Kororon 映画について語るBlog

映画を語りつくす blog ☆ いい映画も、残念な映画も、好きな映画に、無理(?) な映画も、時に、ドラマも

 映画「64(ロクヨン)」    佐藤浩市 主演 /  横山秀夫 原作

 

64-ロクヨン-前編

 

「64(ロクヨン)」というのはなんの数字か? とまず、最初に思うのではないかと思う。“64” というのは、昭和64年のことであり、天皇崩御のために、わずか7日間しかなかった昭和であり、その7日間に起こった事件がこの小説の核になるところ、この映画の核にもなるストーリーなのである。

 

  筆者は映画も見て、小説も読んだのであるが、思うに、筆者はもしかしたら、映画のほうが小説を越えているのでは、観ているものを引き込む力があったのでは、と思ってしまった。小説ももちろん悪くはないのである、核になる昭和64年の事件、警察とマスコミの攻防、警察内部の抗争、主人公、三上警視の家庭問題、などなど、様々なストーリーが複雑に絡み合って、紡ぎあいながら、物語は展開していくのであるが、筆者が初めてこの小説を読んだ時に感じた感想というのは、事件がなかなか起こらないなあ、というものであって、小説の後半になって、映画ではズバリ、後編であるのだが、とにかく、小説の後半になって、やっと物語が展開し始めたというか、回りだしたというか、そんな感想を抱いた、そこにたどり着くまで、マスコミ、警察内部、もちろん、後半の事件に関連する様々な出来事が起こるのであるが、筆者にとっては、少々長すぎた‥‥と感じてしまったのである。

 

  では、映像のほうはどうなんだ、と問われるであろう、今回の映画「64(ロクヨン)」についていうならば、映像では前半の肝心の事件が起きる前の、いわゆる、前置きをうまく視聴者の関心を惹きつけながら、忘れてはいけないよ、14年前の昭和64年の事件のことも、と、ちゃんとフォローしながら、映画は進んでいく、それに、役者の演技もうまいので、観ていて飽きない、マスコミとの確執も、うまく、映像にして、映画後半につないでいった、と、かなり、筆者は評価しているのである。

 

  警察内部の様子、であるとか、警察の内部事情、などは、筆者はTVドラマ「相棒」のファンであり、TVドラマ「相棒」を頻繁に見ているので、割と、見慣れた映像なのである。こちらは刑事2人の相棒のドラマであるのだが、同時に、或る意味、警察内部の様子もよくわかる、警察ドラマ、とも言えたりする。

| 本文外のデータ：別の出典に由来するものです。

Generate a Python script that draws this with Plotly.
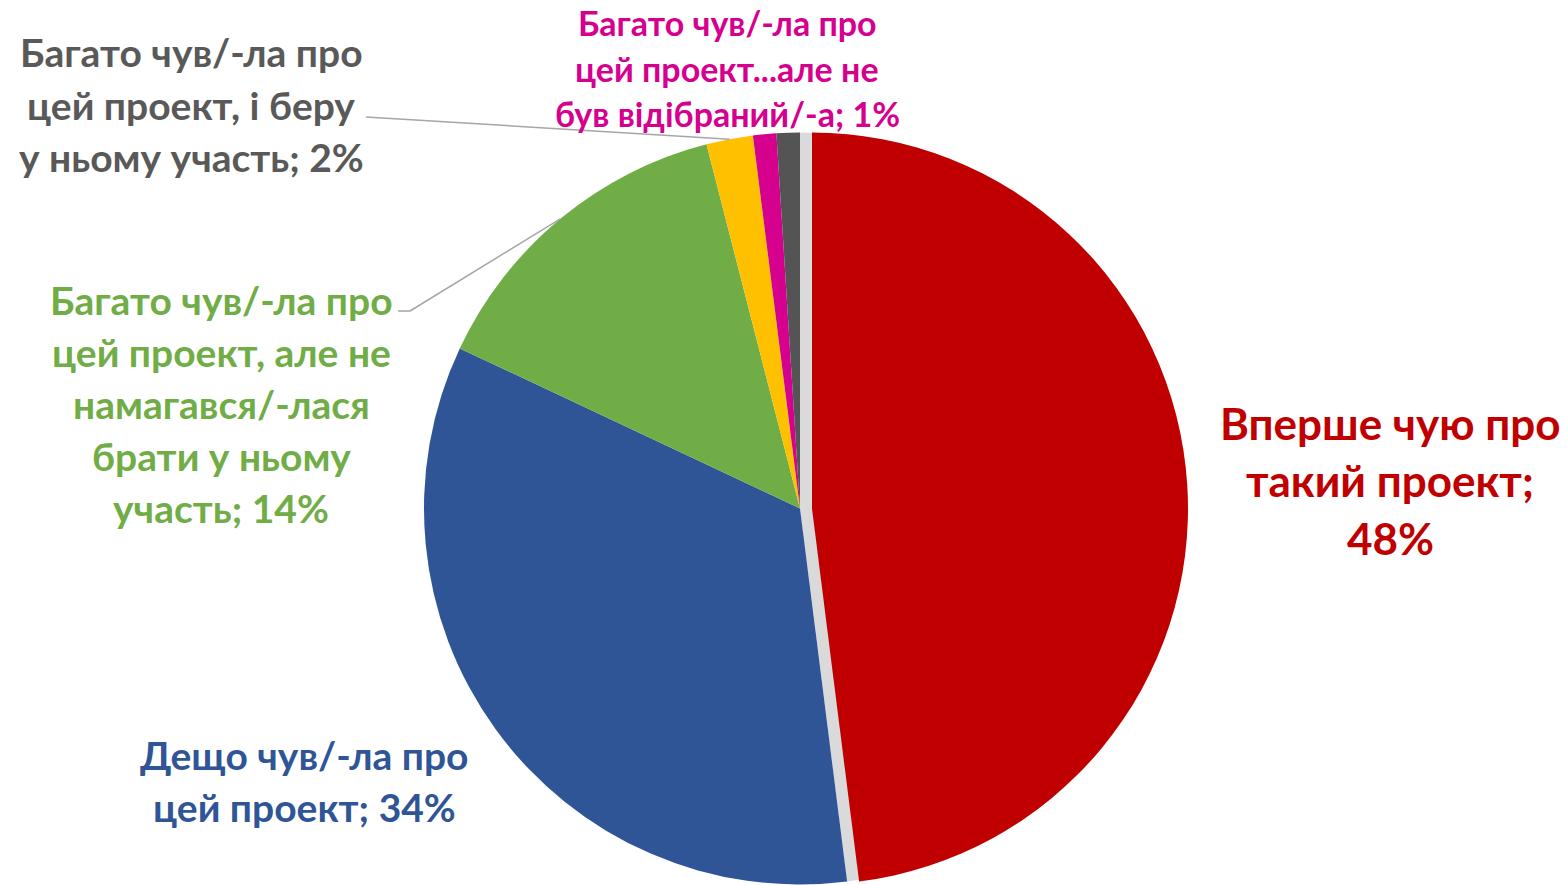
import math
import plotly.graph_objects as go

# ---- data ----
categories = [
    "Вперше чую про такий проект",
    "Дещо чув/-ла про цей проект",
    "Багато чув/-ла про цей проект, але не намагався/-лася брати у ньому участь",
    "Багато чув/-ла про цей проект, і беру у ньому участь",
    "Багато чув/-ла про цей проект...але не був відібраний/-а",
    "Інше",
]
values = [48, 34, 14, 2, 1, 1]
colors = ["#C00000", "#2F5597", "#70AD47", "#FFC000", "#D6008F", "#545454"]

label_lines = [
    ["Вперше чую про", "такий проект;", "48%"],
    ["Дещо чув/-ла про", "цей проект; 34%"],
    ["Багато чув/-ла про", "цей проект, але не", "намагався/-лася", "брати у ньому", "участь; 14%"],
    ["Багато чув/-ла про", "цей проект, і беру", "у ньому участь; 2%"],
    ["Багато чув/-ла про", "цей проект...але не", "був відібраний/-а; 1%"],
    None,
]
label_colors = ["#C00000", "#2F5597", "#70AD47", "#595959", "#D6008F", None]

# ---- layout constants (pixels) ----
W, H = 1568, 885
CX, CY, R = 800, 508.5, 376
PULL_PX = 12
label_pos = [  # centre x, centre y, font size, line spacing
    (1390, 480, 44, 57.5),
    (304, 781, 39, 52),
    (221, 404, 39, 52),
    (191, 105, 39, 52.5),
    (727, 68, 34, 46),
    None,
]

def px(x):
    return x / W

def py(y):
    return 1 - y / H

dom_y = [max(0.0, py(CY + R)), py(CY - R)]
half_w = 0.45
dom_x = [px(CX) - half_w, px(CX) + half_w]
dom_x_red = [d + PULL_PX / W for d in dom_x]

base_colors = ["#DADADA"] + colors[1:]
red_colors = [colors[0]] + ["rgba(0,0,0,0)"] * (len(values) - 1)

fig = go.Figure()
fig.add_trace(go.Pie(
    labels=categories, values=values, sort=False, direction="clockwise", rotation=0,
    marker=dict(colors=base_colors, line=dict(width=0)),
    textinfo="none", hoverinfo="label+percent", showlegend=False,
    domain=dict(x=dom_x, y=dom_y),
))
fig.add_trace(go.Pie(
    labels=categories, values=values, sort=False, direction="clockwise", rotation=0,
    marker=dict(colors=red_colors, line=dict(width=0)),
    textinfo="none", hoverinfo="skip", showlegend=False,
    domain=dict(x=dom_x_red, y=dom_y),
))

# labels
for lines, col, pos in zip(label_lines, label_colors, label_pos):
    if lines is None:
        continue
    x0, y0, fs, ls = pos
    n = len(lines)
    for i, t in enumerate(lines):
        yy = y0 + (i - (n - 1) / 2) * ls
        fig.add_annotation(
            x=px(x0), y=py(yy), xref="paper", yref="paper",
            text=t, showarrow=False, xanchor="center", yanchor="middle",
            font=dict(family="Lato", size=fs, color=col, weight="bold"),
        )

# leader lines to slice midpoints
total = sum(values)
cum = 0
mids = []
for v in values:
    mids.append((cum + v / 2) / total * 2 * math.pi)
    cum += v

def edge_point(i):
    a = mids[i]
    return CX + R * math.sin(a), CY - R * math.cos(a)

leaders = {
    2: [(398, 311), (410, 311)],
    3: [(366, 117)],
}
for i, pts in leaders.items():
    ex, ey = edge_point(i)
    path_pts = pts + [(ex, ey)]
    for (ax_, ay_), (bx_, by_) in zip(path_pts[:-1], path_pts[1:]):
        fig.add_shape(type="line", xref="paper", yref="paper",
                      x0=px(ax_), y0=py(ay_), x1=px(bx_), y1=py(by_),
                      line=dict(color="#A6A6A6", width=1.5))

fig.update_layout(
    width=W, height=H,
    margin=dict(l=0, r=0, t=0, b=0),
    paper_bgcolor="white", plot_bgcolor="white",
)
fig.write_html("out.html", config={"displayModeBar": False},
               post_script="document.body.style.margin='0';")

ただ、三上警視の所属している広報課とこちら ”相棒“ の広報課を比べてみると、かなり、様子の違う広報課が描かれている、もっとも、舞台も前者はD県警、後者は警視庁と、舞台となる場所が異なるのだから当たり前と言えば当たり前。

 

  ただ、今回の映画「64(ロクヨン)」では、刑事ドラマ、警察ドラマ、などでは、とかく、スポットライトを浴びることが少ない、広報課、という部署に、思い切り、スポットライトを浴びさせて、匿名報道か、実名報道か、をめぐって、三上警視とマスコミとのバトルを描いたところに、今までの警察ドラマにはなかった、新しさがあったかとも思われる。だた、匿名か実名かという、三上警視とマスコミのバトルは、先にも書いたこの映画の核となる昭和64年に起きた事件とは、直接には、全くかかわりを持たない。確かに、新しい斬新な切り口ではあるのだが、映画の核心、言い換えると、小説のストーリーの核心、とは直接のかかわりを持たないだけに、小説を読んでいた時には、妙に前半長いなあ、と、筆者が感じてしまった所以ではないのかと思う。

 

64-ロクヨン-後編

 

  では、後半はどうなのか? 後半では、事件は急展開する、もちろん、“64” で起きた事件の真相も解明され、過去と現在で起きている様々な事件の伏線は回収され、手に汗握り、ハラハラ、ドキドキさせられ、食い入るように、と言ったらおおげさかもしれないが、とにかく、時のたつのも忘れて映像を見ることができるのである。TVドラマ「北の国から」で、実にうまい子役であった吉岡秀隆君の警察官役もいい、彼の残した ”幸田メモ“ というのも事件と大きくかかわってくる、また、三浦友和演じる捜査一課長もいい、犯人を追う捜査車両の中で、三上警視を恫喝するところは、実にカッコいい、と思った。そして、もちろん、主役である三上警視、マスコミとのバトル、家庭での苦悩、64事件の犯人を取り逃がしたことへの自責の念…などなど、演ずる佐藤浩市の演技がとてもいいと、思う。

 

やはり、前半、後半、供に、見所のある映画なのである、なので、やはり、この映画、一度は見ても “いい” 映画かな、と思う次第。未見の方は、是非どうぞ。